**What you are asked to do**
Where a line of the material contains the string "this", copy that line.

---

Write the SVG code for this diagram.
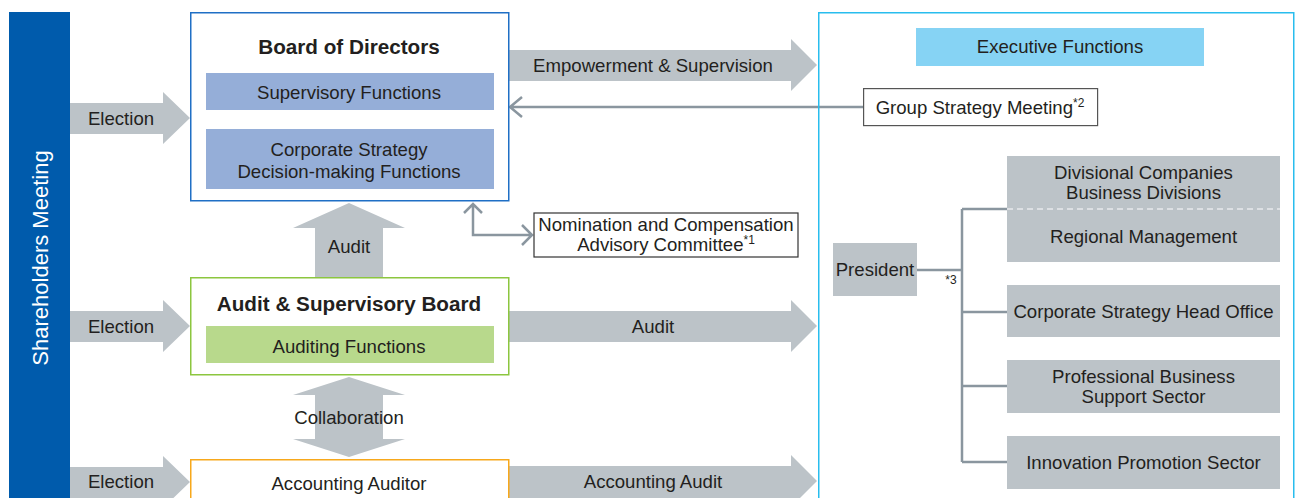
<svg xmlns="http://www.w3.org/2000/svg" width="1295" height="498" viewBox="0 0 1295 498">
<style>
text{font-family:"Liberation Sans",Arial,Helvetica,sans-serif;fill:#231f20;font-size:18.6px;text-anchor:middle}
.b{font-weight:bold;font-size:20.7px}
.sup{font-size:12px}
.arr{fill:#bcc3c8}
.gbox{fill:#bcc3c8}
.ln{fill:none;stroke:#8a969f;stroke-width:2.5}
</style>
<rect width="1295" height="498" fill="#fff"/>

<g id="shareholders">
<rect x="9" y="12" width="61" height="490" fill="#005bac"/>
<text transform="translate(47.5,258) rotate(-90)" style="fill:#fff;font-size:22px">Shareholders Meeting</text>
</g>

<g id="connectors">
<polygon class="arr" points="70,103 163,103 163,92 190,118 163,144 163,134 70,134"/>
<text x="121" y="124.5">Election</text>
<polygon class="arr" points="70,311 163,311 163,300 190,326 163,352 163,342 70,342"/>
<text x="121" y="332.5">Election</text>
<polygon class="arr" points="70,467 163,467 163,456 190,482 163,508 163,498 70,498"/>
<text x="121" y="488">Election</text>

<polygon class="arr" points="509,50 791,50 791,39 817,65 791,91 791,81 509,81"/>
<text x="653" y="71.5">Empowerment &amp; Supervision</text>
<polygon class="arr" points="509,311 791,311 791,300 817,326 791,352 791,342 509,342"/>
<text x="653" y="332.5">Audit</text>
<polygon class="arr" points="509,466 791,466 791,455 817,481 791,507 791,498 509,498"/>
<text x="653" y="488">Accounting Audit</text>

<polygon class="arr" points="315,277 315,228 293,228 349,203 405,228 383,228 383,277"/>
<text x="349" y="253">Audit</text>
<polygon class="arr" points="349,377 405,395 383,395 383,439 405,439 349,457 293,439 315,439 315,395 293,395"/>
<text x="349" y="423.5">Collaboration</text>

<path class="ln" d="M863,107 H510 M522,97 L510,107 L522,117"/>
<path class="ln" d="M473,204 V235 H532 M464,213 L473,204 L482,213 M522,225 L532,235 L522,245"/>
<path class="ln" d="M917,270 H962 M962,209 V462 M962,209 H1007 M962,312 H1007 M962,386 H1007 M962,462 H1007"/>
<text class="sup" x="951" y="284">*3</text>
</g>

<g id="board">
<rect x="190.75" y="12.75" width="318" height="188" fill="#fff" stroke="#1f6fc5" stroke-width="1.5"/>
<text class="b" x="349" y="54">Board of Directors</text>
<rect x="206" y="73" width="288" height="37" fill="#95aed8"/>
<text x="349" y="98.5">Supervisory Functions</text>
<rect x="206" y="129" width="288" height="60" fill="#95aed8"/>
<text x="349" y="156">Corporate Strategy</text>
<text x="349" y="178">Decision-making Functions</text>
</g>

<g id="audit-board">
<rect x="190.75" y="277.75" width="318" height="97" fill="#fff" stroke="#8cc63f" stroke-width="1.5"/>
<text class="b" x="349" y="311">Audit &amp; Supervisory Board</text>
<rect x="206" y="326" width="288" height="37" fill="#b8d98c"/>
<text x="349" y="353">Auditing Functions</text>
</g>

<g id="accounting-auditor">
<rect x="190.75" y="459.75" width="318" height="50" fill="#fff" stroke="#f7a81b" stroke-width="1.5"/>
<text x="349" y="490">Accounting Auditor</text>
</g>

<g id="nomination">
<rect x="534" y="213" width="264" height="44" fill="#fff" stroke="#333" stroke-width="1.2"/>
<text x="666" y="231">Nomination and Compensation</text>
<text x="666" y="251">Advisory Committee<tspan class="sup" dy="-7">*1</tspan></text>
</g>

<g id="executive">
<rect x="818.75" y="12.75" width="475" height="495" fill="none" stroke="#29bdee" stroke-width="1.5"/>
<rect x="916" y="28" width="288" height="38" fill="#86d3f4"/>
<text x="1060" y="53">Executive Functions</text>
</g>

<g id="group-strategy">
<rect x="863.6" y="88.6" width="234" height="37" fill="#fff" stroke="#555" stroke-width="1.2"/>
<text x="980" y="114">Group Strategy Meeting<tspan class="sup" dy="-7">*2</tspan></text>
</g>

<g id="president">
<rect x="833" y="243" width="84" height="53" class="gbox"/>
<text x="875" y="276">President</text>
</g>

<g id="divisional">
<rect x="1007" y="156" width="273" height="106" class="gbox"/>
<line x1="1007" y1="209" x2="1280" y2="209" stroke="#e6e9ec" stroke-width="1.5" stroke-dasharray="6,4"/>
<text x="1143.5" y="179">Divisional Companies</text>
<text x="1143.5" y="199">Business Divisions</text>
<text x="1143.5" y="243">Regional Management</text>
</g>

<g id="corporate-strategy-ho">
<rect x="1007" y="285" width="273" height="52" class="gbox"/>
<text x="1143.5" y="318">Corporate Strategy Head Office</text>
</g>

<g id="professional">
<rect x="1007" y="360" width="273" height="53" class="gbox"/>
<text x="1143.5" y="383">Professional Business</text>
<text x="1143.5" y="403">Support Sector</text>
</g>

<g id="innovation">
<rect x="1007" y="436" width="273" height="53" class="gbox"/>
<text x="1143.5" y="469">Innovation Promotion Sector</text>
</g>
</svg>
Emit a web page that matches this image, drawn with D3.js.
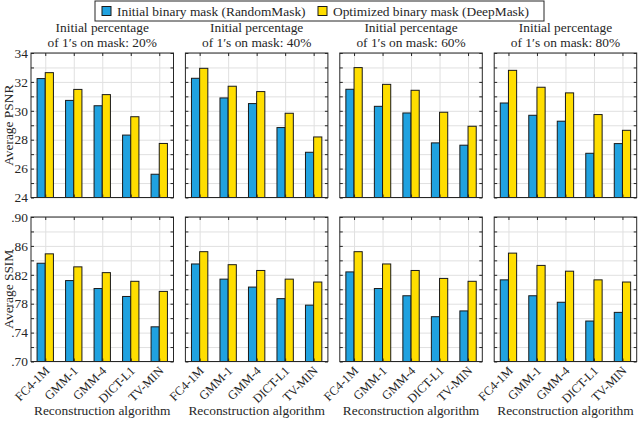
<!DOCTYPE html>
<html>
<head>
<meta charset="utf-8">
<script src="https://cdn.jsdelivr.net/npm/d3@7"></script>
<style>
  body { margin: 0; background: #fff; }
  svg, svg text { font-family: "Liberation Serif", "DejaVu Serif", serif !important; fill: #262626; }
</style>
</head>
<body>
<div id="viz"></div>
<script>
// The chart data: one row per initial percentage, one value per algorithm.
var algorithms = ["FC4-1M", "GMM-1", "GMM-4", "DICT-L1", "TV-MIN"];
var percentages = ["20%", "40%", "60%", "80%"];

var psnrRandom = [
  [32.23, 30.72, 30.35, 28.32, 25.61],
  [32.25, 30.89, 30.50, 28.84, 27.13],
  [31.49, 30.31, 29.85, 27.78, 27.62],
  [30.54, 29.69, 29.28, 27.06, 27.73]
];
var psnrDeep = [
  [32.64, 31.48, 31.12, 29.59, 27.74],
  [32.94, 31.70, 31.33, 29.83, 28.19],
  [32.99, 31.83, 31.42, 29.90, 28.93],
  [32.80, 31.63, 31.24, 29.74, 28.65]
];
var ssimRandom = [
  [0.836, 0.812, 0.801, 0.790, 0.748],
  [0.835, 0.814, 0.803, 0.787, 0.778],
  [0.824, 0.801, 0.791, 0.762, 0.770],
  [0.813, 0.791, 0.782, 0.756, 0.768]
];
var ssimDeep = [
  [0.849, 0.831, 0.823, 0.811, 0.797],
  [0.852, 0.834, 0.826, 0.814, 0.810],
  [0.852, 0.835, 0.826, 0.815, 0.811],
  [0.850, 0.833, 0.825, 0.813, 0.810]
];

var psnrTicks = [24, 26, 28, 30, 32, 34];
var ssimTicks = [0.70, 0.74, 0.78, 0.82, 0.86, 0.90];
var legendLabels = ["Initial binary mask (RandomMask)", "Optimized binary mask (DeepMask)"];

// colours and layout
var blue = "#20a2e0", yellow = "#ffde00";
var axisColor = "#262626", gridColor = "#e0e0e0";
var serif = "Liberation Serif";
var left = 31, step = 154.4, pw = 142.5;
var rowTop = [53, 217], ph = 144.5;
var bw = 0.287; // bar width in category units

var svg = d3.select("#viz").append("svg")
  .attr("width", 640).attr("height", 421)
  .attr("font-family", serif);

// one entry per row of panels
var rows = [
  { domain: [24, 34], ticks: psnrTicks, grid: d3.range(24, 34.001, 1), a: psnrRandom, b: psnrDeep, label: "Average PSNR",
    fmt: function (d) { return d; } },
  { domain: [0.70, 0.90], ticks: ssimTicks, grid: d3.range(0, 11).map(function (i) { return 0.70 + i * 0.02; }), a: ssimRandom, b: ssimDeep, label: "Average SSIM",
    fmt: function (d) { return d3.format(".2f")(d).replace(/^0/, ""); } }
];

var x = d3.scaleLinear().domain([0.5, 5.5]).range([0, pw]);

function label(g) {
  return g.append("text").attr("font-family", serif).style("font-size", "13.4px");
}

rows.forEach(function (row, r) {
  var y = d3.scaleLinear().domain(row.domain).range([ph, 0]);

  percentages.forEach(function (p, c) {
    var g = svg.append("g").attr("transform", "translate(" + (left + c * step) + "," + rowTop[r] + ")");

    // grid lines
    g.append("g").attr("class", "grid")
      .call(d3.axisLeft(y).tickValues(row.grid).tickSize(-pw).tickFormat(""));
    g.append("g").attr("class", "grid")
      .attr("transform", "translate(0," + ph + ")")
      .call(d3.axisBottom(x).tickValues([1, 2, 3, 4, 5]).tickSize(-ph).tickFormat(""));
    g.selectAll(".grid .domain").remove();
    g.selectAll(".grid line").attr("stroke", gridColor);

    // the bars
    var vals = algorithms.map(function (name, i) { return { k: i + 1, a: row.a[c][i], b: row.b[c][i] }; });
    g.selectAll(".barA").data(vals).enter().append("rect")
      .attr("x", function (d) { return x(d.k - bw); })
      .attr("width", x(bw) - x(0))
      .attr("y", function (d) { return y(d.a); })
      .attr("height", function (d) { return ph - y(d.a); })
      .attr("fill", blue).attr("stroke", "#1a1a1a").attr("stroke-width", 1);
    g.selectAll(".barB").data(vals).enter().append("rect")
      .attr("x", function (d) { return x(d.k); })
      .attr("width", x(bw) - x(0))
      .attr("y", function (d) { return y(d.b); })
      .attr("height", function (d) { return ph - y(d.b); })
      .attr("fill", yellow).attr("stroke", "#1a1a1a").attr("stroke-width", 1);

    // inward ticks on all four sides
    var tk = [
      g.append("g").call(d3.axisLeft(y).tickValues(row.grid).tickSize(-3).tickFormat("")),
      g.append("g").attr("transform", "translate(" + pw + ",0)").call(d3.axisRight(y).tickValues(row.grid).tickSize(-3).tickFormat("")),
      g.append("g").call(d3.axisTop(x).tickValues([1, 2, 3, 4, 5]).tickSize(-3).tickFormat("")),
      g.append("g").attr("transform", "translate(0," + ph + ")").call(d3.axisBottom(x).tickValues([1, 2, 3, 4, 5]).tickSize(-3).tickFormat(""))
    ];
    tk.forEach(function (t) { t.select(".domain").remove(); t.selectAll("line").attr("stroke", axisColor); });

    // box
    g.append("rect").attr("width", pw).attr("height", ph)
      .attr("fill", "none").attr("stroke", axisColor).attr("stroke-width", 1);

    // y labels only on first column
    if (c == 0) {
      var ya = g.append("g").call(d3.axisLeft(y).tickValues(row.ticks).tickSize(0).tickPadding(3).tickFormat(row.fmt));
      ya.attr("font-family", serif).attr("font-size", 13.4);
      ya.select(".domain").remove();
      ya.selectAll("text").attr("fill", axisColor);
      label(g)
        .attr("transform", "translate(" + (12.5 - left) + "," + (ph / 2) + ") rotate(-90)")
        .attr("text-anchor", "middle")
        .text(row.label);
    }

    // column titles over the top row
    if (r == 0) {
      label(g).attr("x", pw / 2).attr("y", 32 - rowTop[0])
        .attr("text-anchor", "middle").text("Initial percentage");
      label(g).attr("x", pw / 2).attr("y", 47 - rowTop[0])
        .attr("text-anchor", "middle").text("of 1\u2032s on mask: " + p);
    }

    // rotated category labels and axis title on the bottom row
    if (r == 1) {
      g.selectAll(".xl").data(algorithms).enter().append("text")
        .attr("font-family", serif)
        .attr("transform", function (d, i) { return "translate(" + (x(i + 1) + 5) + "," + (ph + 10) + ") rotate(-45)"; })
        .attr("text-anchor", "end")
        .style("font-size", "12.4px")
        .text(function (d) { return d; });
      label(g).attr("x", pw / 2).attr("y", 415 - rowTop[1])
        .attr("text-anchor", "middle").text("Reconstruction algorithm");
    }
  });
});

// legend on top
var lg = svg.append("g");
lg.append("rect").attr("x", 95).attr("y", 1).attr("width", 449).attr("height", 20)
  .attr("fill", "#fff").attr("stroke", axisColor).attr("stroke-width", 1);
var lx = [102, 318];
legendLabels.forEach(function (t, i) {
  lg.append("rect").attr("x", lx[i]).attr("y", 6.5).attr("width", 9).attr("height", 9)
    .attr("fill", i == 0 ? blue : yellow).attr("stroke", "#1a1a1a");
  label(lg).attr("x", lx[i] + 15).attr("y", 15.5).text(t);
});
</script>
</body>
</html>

---

**Answer in full**
Write the SVG code for this diagram.
Emit a web page that matches this image, drawn with D3.js.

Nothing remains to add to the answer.